Well, the Hogzilla in question was reputed to weigh 1,200 lbs., be 8′ to 9′ long, and stand about 4-1/2′ tall at the shoulders. Most interestingly, the hog is reputed to have small, crude, usable paws. It was first sighted in the 1790’s, and terrorizes local farmers.

A local eyewitness called “Wild Man” was first interviewed, a backwoods archaeologist who reported seeing a fanged creature who got up on two legs. In the area, the team found a log broken open for grubs. On their first night’s investigation, the team found a trail with leaves torn up, saw a thermal image, heard the beast roar, and found his nest; team member Buck claimed to have caught a glimpse of the beast.

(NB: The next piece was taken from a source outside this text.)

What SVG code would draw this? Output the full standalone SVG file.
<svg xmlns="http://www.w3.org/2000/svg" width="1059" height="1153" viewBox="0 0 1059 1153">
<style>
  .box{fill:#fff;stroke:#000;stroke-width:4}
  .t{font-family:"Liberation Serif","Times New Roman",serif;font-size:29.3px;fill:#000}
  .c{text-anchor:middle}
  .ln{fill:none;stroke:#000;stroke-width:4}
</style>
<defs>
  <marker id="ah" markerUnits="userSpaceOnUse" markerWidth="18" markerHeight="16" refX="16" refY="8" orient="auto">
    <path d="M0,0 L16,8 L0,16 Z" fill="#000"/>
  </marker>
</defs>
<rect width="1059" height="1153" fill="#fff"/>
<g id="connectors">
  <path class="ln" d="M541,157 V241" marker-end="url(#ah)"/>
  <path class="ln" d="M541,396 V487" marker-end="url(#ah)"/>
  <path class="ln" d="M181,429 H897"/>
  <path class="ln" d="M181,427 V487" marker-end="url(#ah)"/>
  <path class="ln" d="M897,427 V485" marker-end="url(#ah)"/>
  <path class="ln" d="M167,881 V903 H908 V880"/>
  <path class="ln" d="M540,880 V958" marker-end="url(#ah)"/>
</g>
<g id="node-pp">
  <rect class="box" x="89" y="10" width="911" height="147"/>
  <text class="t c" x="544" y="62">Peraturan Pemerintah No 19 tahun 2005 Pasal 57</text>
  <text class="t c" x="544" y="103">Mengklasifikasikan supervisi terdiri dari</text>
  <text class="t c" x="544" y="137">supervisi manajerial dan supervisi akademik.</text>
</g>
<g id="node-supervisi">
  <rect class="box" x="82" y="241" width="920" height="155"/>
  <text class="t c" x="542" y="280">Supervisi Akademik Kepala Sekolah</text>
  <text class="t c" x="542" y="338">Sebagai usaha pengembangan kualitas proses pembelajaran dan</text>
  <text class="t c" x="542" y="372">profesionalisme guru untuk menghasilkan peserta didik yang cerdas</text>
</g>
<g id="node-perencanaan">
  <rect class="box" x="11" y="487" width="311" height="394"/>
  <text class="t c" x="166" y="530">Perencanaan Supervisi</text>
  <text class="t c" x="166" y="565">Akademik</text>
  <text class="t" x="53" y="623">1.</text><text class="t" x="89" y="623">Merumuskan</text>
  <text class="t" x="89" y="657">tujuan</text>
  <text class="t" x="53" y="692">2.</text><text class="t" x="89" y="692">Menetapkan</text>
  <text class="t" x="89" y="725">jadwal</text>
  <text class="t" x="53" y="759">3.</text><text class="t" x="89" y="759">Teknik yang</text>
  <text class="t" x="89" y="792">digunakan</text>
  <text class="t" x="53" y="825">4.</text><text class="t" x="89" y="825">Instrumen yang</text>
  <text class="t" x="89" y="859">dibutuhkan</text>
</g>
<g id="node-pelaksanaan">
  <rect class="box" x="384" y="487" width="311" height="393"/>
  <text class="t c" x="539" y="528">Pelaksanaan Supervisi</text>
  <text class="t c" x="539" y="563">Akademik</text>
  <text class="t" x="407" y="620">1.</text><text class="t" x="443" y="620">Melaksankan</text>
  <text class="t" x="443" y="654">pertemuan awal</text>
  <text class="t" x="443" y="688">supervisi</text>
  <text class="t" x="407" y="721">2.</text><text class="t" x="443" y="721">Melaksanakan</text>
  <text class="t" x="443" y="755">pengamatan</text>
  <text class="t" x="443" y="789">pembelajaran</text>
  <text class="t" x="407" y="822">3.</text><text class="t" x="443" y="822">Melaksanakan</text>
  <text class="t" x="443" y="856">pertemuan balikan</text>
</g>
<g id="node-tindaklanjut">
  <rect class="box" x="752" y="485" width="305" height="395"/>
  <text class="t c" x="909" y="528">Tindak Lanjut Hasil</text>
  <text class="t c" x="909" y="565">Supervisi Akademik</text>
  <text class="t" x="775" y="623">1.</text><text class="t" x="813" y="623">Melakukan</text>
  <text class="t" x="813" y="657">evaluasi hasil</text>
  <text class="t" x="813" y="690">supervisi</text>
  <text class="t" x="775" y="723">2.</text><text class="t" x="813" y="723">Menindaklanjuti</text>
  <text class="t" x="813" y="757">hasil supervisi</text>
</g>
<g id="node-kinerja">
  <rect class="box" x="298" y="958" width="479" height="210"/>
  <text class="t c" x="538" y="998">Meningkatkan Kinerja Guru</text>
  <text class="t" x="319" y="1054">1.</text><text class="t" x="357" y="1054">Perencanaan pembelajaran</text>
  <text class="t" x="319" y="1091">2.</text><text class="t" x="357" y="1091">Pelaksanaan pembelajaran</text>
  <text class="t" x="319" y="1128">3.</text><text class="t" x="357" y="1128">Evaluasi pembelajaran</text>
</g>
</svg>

A tunnel trap was built of steel while expert tracker “Wild Bill” provided low comedy grossness by chewing on pork ribs, contending that he was “eating his enemy.” A farmer called Beau was interviewed who contended that the creature tore up his feed bags, and that he saw it stand on its back legs. Beau also shared a shadowy cell phone video of the beast. Also interviewed were hobbyists Tom and Elaine, who had a trail camera image clearer than most that showed the front half of a boar.

The trap was baited with corn and covered with brush, and the final night’s hunt was conducted by Beau’s barn. Urine and mangled underbrush were seen, and “Buck” made hog calls. The hog was tracked to a barn where he could be heard but not seen; the wily devil had slipped out! They pursued him to a feed trailer, where the hog burst out the back. Hooting and hollering, the team pursued their quarry to the trap, where…miracle of miracles…they had actually caught something, a Russian wild boar about 8′ long. It did not have long razor tusks or paws, but as Wild Bill sagely proclaimed, “That is one big pig!”

Seemingly ecstatic that they had actually caught something for once, the team called animal control. Hail to thee, oh mighty hunters! – – Are you not entertained?!